- Supplied information
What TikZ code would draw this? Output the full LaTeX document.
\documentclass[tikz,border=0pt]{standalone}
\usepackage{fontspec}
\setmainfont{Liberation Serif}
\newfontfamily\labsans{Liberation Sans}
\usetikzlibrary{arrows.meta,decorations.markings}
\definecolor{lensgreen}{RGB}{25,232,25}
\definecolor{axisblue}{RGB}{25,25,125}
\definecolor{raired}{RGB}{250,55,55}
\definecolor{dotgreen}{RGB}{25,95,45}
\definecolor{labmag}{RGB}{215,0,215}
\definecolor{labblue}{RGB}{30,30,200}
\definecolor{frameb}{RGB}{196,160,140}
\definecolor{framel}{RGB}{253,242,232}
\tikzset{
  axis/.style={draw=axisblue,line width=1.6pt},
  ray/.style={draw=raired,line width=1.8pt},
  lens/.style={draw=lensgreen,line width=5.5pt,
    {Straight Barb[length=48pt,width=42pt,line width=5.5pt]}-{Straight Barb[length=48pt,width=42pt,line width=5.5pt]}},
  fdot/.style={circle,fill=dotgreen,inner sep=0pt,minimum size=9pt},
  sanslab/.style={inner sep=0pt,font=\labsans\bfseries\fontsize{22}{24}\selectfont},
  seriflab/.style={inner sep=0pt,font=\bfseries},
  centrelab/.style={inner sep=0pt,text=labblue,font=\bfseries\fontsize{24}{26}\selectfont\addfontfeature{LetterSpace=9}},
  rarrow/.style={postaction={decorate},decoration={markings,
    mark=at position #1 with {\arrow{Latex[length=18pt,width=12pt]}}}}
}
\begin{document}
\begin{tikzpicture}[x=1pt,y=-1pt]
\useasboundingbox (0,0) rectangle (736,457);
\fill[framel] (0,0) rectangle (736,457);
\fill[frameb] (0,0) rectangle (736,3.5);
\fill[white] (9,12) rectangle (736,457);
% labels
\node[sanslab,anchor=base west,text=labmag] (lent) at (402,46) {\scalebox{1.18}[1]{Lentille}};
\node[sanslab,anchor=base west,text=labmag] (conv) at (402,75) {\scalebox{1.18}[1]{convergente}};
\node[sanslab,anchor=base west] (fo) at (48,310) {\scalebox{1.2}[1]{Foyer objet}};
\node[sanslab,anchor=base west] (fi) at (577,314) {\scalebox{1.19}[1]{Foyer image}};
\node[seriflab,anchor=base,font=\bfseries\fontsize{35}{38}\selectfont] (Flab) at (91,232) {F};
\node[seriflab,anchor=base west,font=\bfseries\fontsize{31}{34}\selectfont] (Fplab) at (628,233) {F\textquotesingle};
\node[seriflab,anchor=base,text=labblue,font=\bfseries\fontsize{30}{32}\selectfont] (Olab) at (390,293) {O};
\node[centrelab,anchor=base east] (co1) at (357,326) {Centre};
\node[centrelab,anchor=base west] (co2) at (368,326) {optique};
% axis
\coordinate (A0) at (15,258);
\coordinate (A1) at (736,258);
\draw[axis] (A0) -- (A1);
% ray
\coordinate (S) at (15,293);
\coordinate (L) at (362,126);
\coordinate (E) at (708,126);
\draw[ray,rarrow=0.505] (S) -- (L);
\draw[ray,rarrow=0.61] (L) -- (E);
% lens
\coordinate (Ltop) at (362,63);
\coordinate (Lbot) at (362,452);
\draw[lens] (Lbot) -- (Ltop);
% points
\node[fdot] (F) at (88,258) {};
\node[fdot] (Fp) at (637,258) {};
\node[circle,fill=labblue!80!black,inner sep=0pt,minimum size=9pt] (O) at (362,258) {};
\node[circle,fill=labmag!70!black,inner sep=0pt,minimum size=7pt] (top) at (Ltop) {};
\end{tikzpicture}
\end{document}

- Set problem
Each line of the listing above should be output exactly.

- Answer to this exercise
What TikZ code would draw this? Output the full LaTeX document.
\documentclass[tikz,border=0pt]{standalone}
\usepackage{fontspec}
\setmainfont{Liberation Serif}
\newfontfamily\labsans{Liberation Sans}
\usetikzlibrary{arrows.meta,decorations.markings}
\definecolor{lensgreen}{RGB}{25,232,25}
\definecolor{axisblue}{RGB}{25,25,125}
\definecolor{raired}{RGB}{250,55,55}
\definecolor{dotgreen}{RGB}{25,95,45}
\definecolor{labmag}{RGB}{215,0,215}
\definecolor{labblue}{RGB}{30,30,200}
\definecolor{frameb}{RGB}{196,160,140}
\definecolor{framel}{RGB}{253,242,232}
\tikzset{
  axis/.style={draw=axisblue,line width=1.6pt},
  ray/.style={draw=raired,line width=1.8pt},
  lens/.style={draw=lensgreen,line width=5.5pt,
    {Straight Barb[length=48pt,width=42pt,line width=5.5pt]}-{Straight Barb[length=48pt,width=42pt,line width=5.5pt]}},
  fdot/.style={circle,fill=dotgreen,inner sep=0pt,minimum size=9pt},
  sanslab/.style={inner sep=0pt,font=\labsans\bfseries\fontsize{22}{24}\selectfont},
  seriflab/.style={inner sep=0pt,font=\bfseries},
  centrelab/.style={inner sep=0pt,text=labblue,font=\bfseries\fontsize{24}{26}\selectfont\addfontfeature{LetterSpace=9}},
  rarrow/.style={postaction={decorate},decoration={markings,
    mark=at position #1 with {\arrow{Latex[length=18pt,width=12pt]}}}}
}
\begin{document}
\begin{tikzpicture}[x=1pt,y=-1pt]
\useasboundingbox (0,0) rectangle (736,457);
\fill[framel] (0,0) rectangle (736,457);
\fill[frameb] (0,0) rectangle (736,3.5);
\fill[white] (9,12) rectangle (736,457);
% labels
\node[sanslab,anchor=base west,text=labmag] (lent) at (402,46) {\scalebox{1.18}[1]{Lentille}};
\node[sanslab,anchor=base west,text=labmag] (conv) at (402,75) {\scalebox{1.18}[1]{convergente}};
\node[sanslab,anchor=base west] (fo) at (48,310) {\scalebox{1.2}[1]{Foyer objet}};
\node[sanslab,anchor=base west] (fi) at (577,314) {\scalebox{1.19}[1]{Foyer image}};
\node[seriflab,anchor=base,font=\bfseries\fontsize{35}{38}\selectfont] (Flab) at (91,232) {F};
\node[seriflab,anchor=base west,font=\bfseries\fontsize{31}{34}\selectfont] (Fplab) at (628,233) {F\textquotesingle};
\node[seriflab,anchor=base,text=labblue,font=\bfseries\fontsize{30}{32}\selectfont] (Olab) at (390,293) {O};
\node[centrelab,anchor=base east] (co1) at (357,326) {Centre};
\node[centrelab,anchor=base west] (co2) at (368,326) {optique};
% axis
\coordinate (A0) at (15,258);
\coordinate (A1) at (736,258);
\draw[axis] (A0) -- (A1);
% ray
\coordinate (S) at (15,293);
\coordinate (L) at (362,126);
\coordinate (E) at (708,126);
\draw[ray,rarrow=0.505] (S) -- (L);
\draw[ray,rarrow=0.61] (L) -- (E);
% lens
\coordinate (Ltop) at (362,63);
\coordinate (Lbot) at (362,452);
\draw[lens] (Lbot) -- (Ltop);
% points
\node[fdot] (F) at (88,258) {};
\node[fdot] (Fp) at (637,258) {};
\node[circle,fill=labblue!80!black,inner sep=0pt,minimum size=9pt] (O) at (362,258) {};
\node[circle,fill=labmag!70!black,inner sep=0pt,minimum size=7pt] (top) at (Ltop) {};
\end{tikzpicture}
\end{document}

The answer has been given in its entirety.